How does the architecture handle stale or superseded documents?
The knowledge base versions documents and tracks supersession explicitly. When a newer revision exists, the older one is archived but not deleted. The system surfaces the version it cited so a reviewer can verify the answer matches the current approved record. The assistant never decides which version is current — that decision belongs to the operations lead.
How is the citation gate actually enforced?
The gate is a separate service running between model output and reply send. The model returns a structured response with the answer, cited chunk references, and a confidence value. The service verifies each cited chunk was actually returned by the retrieval call for this turn — using a per-turn nonce to make the check replay-resistant. Mismatch or absent citation drops the payload before the user sees it. The model never sees the gate code.
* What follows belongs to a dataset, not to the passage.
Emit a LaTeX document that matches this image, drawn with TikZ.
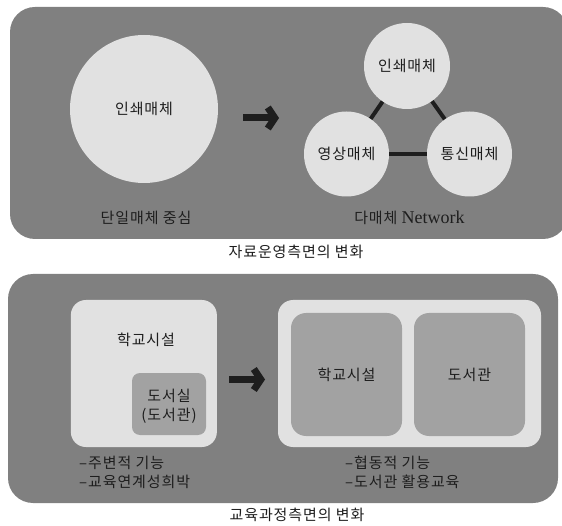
\documentclass[tikz,border=0pt]{standalone}
\usepackage{fontspec}
\setmainfont{Liberation Serif}
\newfontfamily\krfont[LetterSpace=6]{Noto Sans CJK KR}
\usetikzlibrary{arrows.meta}
\definecolor{panelgray}{HTML}{808080}
\definecolor{discgray}{HTML}{E1E1E1}
\definecolor{tilegray}{HTML}{A2A2A2}
\definecolor{inkgray}{HTML}{1E1E1E}
\tikzset{
  panel/.style={fill=panelgray, rounded corners=25pt},
  disc/.style={circle, fill=discgray, inner sep=0pt, text=inkgray,
    font=\krfont\fontsize{15}{17}\selectfont},
  label kr/.style={text=inkgray, inner sep=0pt,
    font=\krfont\fontsize{15}{19}\selectfont},
  outerbox/.style={fill=discgray, rounded corners=15pt, inner sep=0pt},
  tile/.style={fill=tilegray, rounded corners=15pt, inner sep=0pt},
  bigarrow/.style={inkgray, line width=7pt, -{Straight Barb[length=7pt, width=21pt]}},
  tie/.style={inkgray, line width=4pt}
}
\begin{document}
\begin{tikzpicture}[x=1pt, y=-1pt]
  \useasboundingbox (0,0) rectangle (562,526);
  \fill[panel] (10,7) rectangle (568,239);
  \fill[panel] (8,274) rectangle (558,503);

  \node[disc, minimum size=148pt] (single) at (144,109) {인쇄매체};
  \node[label kr] (singlecap) at (146,218) {단일매체 중심};
  \coordinate (arrA) at (243,118);
  \coordinate (arrB) at (279,118);
  \draw[bigarrow] (arrA) -- (arrB);
  \draw
    (407,66) node[disc, minimum size=86pt] (print) {인쇄매체}
    (346.5,154) node[disc, minimum size=85pt] (video) {영상매체}
    (469.5,154) node[disc, minimum size=85pt] (comm) {통신매체};
  \begin{scope}[tie]
    \draw (video) to (print);
    \draw (print) to (comm);
    \draw (video) to (comm);
  \end{scope}
  \node[label kr] (multicap) at (409.5,218) {다매체 {\rmfamily\fontsize{18}{20}\selectfont Network}};
  \node[label kr] (cap1) at (296,252) {자료운영측면의 변화};

  \node[outerbox, minimum width=146pt, minimum height=147pt] (school) at (143.85,373.5) {};
  \node[label kr] (schooltxt) at (146,340) {학교시설};
  \node[tile, rounded corners=8pt, minimum width=74pt, minimum height=62pt] (room) at (169,404) {};
  \node[label kr, align=center] (roomtxt) at (169,406) {도서실\\(도서관)};
  \coordinate (arrC) at (229,379.5);
  \coordinate (arrD) at (265,379.5);
  \draw[bigarrow] (arrC) -- (arrD);
  \node[outerbox, minimum width=263pt, minimum height=147pt] (joint) at (409.5,373.5) {};
  \node[tile, minimum width=111pt, minimum height=123pt] (jschool) at (346.5,374.5) {};
  \node[tile, minimum width=111pt, minimum height=123pt] (jlib) at (469.5,374.5) {};
  \node[label kr] at (jschool) {학교시설};
  \node[label kr] at (jlib) {도서관};
  \node[label kr, align=left, anchor=west] (leftnote) at (79,472.5) {–주변적 기능\\–교육연계성희박};
  \node[label kr, align=left, anchor=west] (rightnote) at (345,472.5) {–협동적 기능\\–도서관 활용교육};
  \node[label kr] (cap2) at (297,515) {교육과정측면의 변화};
\end{tikzpicture}
\end{document}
Why not train employees on prompt engineering instead?
Training works for some employees, unevenly across a workforce. Even trained senior officials at agencies with mandatory security training have leaked sensitive documents into public ChatGPT — the summer 2025 CISA case is on the context page. The discipline that fails for trained federal officials fails harder for an apprentice on a deadline. Architecture scales — discipline does not.
What was deliberately not built?
Project management features (the architecture sits next to existing operations platforms, not on top of them), document authoring (the assistant retrieves and cites; document authorship belongs to the operations lead), automatic supersession decisions (too consequential to delegate to the model), full-text web search fallback (defeats the fixed-source constraint), and a generic conversational mode (defeats the fixed-role constraint).
What if a different trade — plumbing, electrical, mechanical service — wants to build this?
The four constraints are industry-neutral. The role taxonomy and approved corpus change with the trade. Plumbing might use IPC instead of IMC; electrical adds NEC sections; service companies add equipment-specific troubleshooting trees. The retrieval pipeline, the post-processing gate, and the role-and-scope filter are unchanged.